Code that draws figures
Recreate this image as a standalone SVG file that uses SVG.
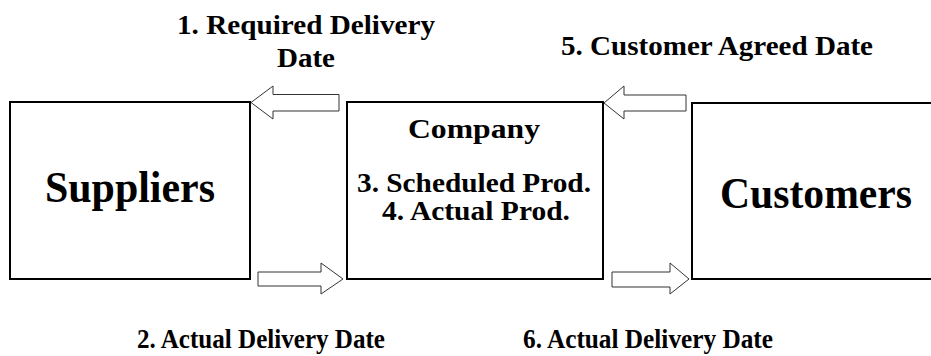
<svg xmlns="http://www.w3.org/2000/svg" width="931" height="356" viewBox="0 0 931 356">
<style>
.box{fill:#fff;stroke:#000;stroke-width:2}
.arr{fill:#fff;stroke:#333;stroke-width:1}
text{font-family:"Liberation Serif","Times New Roman",Times,serif;font-weight:bold;fill:#000;text-anchor:middle}
.lbl{font-size:28px}
.big{font-size:44px}
</style>
<rect width="931" height="356" fill="#fff"/>
<g id="suppliers">
<rect class="box" x="10" y="102" width="240" height="177"/>
<text class="big" x="130" y="202" textLength="170" lengthAdjust="spacingAndGlyphs">Suppliers</text>
</g>
<g id="company">
<rect class="box" x="347" y="102" width="256" height="177"/>
<text class="lbl" x="474" y="138" textLength="132" lengthAdjust="spacingAndGlyphs">Company</text>
<text class="lbl" x="474" y="192" textLength="234" lengthAdjust="spacingAndGlyphs">3. Scheduled Prod.</text>
<text class="lbl" x="476" y="220" textLength="188" lengthAdjust="spacingAndGlyphs">4. Actual Prod.</text>
</g>
<g id="customers">
<rect class="box" x="692" y="103" width="260" height="176"/>
<text class="big" x="816" y="208" textLength="192" lengthAdjust="spacingAndGlyphs">Customers</text>
</g>
<g id="connectors">
<path class="arr" d="M251,102.5 L273,86 L273,94.5 L339,94.5 L339,111 L273,111 L273,119 Z"/>
<path class="arr" d="M343,279 L321,263 L321,272 L258,272 L258,286 L321,286 L321,294 Z"/>
<path class="arr" d="M604,103 L624,86 L624,95 L686,95 L686,111 L624,111 L624,119 Z"/>
<path class="arr" d="M689,279 L670,263 L670,272 L612,272 L612,287 L670,287 L670,294 Z"/>
</g>
<g id="labels">
<text class="lbl" x="306" y="34" textLength="258" lengthAdjust="spacingAndGlyphs">1. Required Delivery</text>
<text class="lbl" x="306" y="67" textLength="58" lengthAdjust="spacingAndGlyphs">Date</text>
<text class="lbl" x="717" y="55" textLength="312" lengthAdjust="spacingAndGlyphs">5. Customer Agreed Date</text>
<text class="lbl" x="261" y="348" textLength="248" lengthAdjust="spacingAndGlyphs">2. Actual Delivery Date</text>
<text class="lbl" x="648" y="348" textLength="250" lengthAdjust="spacingAndGlyphs">6. Actual Delivery Date</text>
</g>
</svg>
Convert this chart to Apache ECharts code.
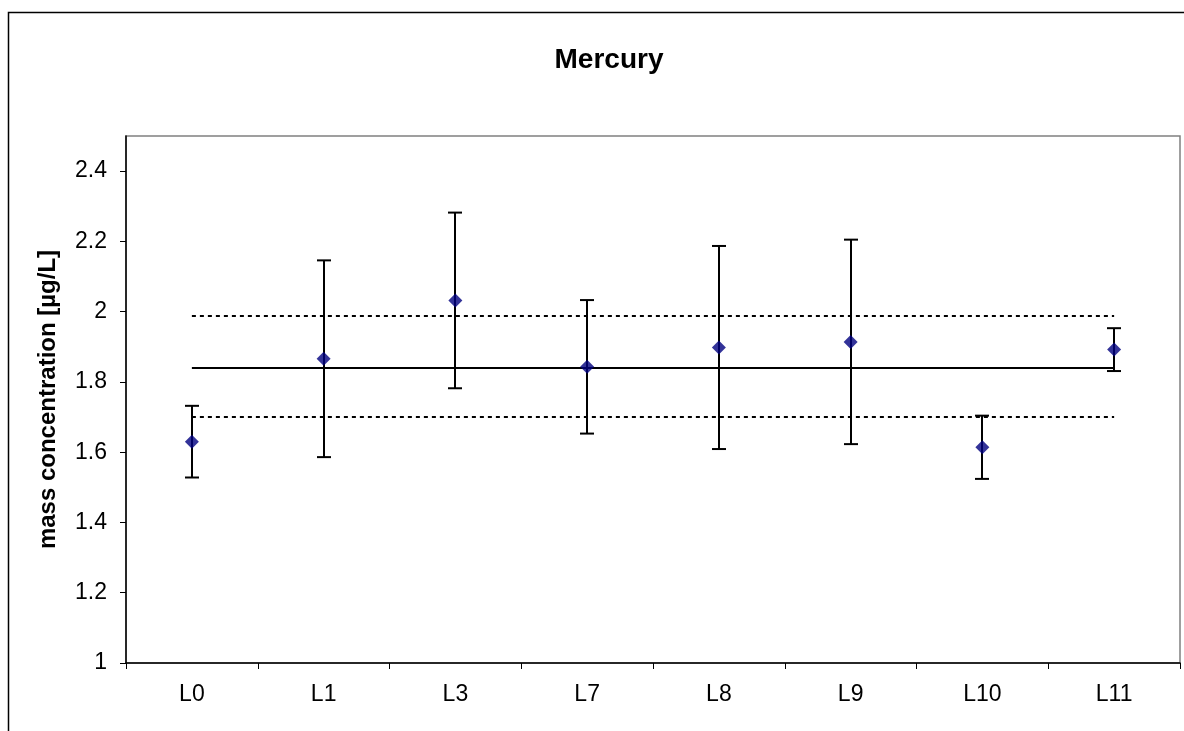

**Required work:** Reproduce the material word for word, minus the images.

**Result for this task:**
Recreate this image as a standalone SVG file that uses SVG.
<svg xmlns="http://www.w3.org/2000/svg" width="931" height="356" viewBox="0 0 931 356">
<style>
.box{fill:#fff;stroke:#000;stroke-width:2}
.arr{fill:#fff;stroke:#333;stroke-width:1}
text{font-family:"Liberation Serif","Times New Roman",Times,serif;font-weight:bold;fill:#000;text-anchor:middle}
.lbl{font-size:28px}
.big{font-size:44px}
</style>
<rect width="931" height="356" fill="#fff"/>
<g id="suppliers">
<rect class="box" x="10" y="102" width="240" height="177"/>
<text class="big" x="130" y="202" textLength="170" lengthAdjust="spacingAndGlyphs">Suppliers</text>
</g>
<g id="company">
<rect class="box" x="347" y="102" width="256" height="177"/>
<text class="lbl" x="474" y="138" textLength="132" lengthAdjust="spacingAndGlyphs">Company</text>
<text class="lbl" x="474" y="192" textLength="234" lengthAdjust="spacingAndGlyphs">3. Scheduled Prod.</text>
<text class="lbl" x="476" y="220" textLength="188" lengthAdjust="spacingAndGlyphs">4. Actual Prod.</text>
</g>
<g id="customers">
<rect class="box" x="692" y="103" width="260" height="176"/>
<text class="big" x="816" y="208" textLength="192" lengthAdjust="spacingAndGlyphs">Customers</text>
</g>
<g id="connectors">
<path class="arr" d="M251,102.5 L273,86 L273,94.5 L339,94.5 L339,111 L273,111 L273,119 Z"/>
<path class="arr" d="M343,279 L321,263 L321,272 L258,272 L258,286 L321,286 L321,294 Z"/>
<path class="arr" d="M604,103 L624,86 L624,95 L686,95 L686,111 L624,111 L624,119 Z"/>
<path class="arr" d="M689,279 L670,263 L670,272 L612,272 L612,287 L670,287 L670,294 Z"/>
</g>
<g id="labels">
<text class="lbl" x="306" y="34" textLength="258" lengthAdjust="spacingAndGlyphs">1. Required Delivery</text>
<text class="lbl" x="306" y="67" textLength="58" lengthAdjust="spacingAndGlyphs">Date</text>
<text class="lbl" x="717" y="55" textLength="312" lengthAdjust="spacingAndGlyphs">5. Customer Agreed Date</text>
<text class="lbl" x="261" y="348" textLength="248" lengthAdjust="spacingAndGlyphs">2. Actual Delivery Date</text>
<text class="lbl" x="648" y="348" textLength="250" lengthAdjust="spacingAndGlyphs">6. Actual Delivery Date</text>
</g>
</svg>
Convert this chart to Apache ECharts code.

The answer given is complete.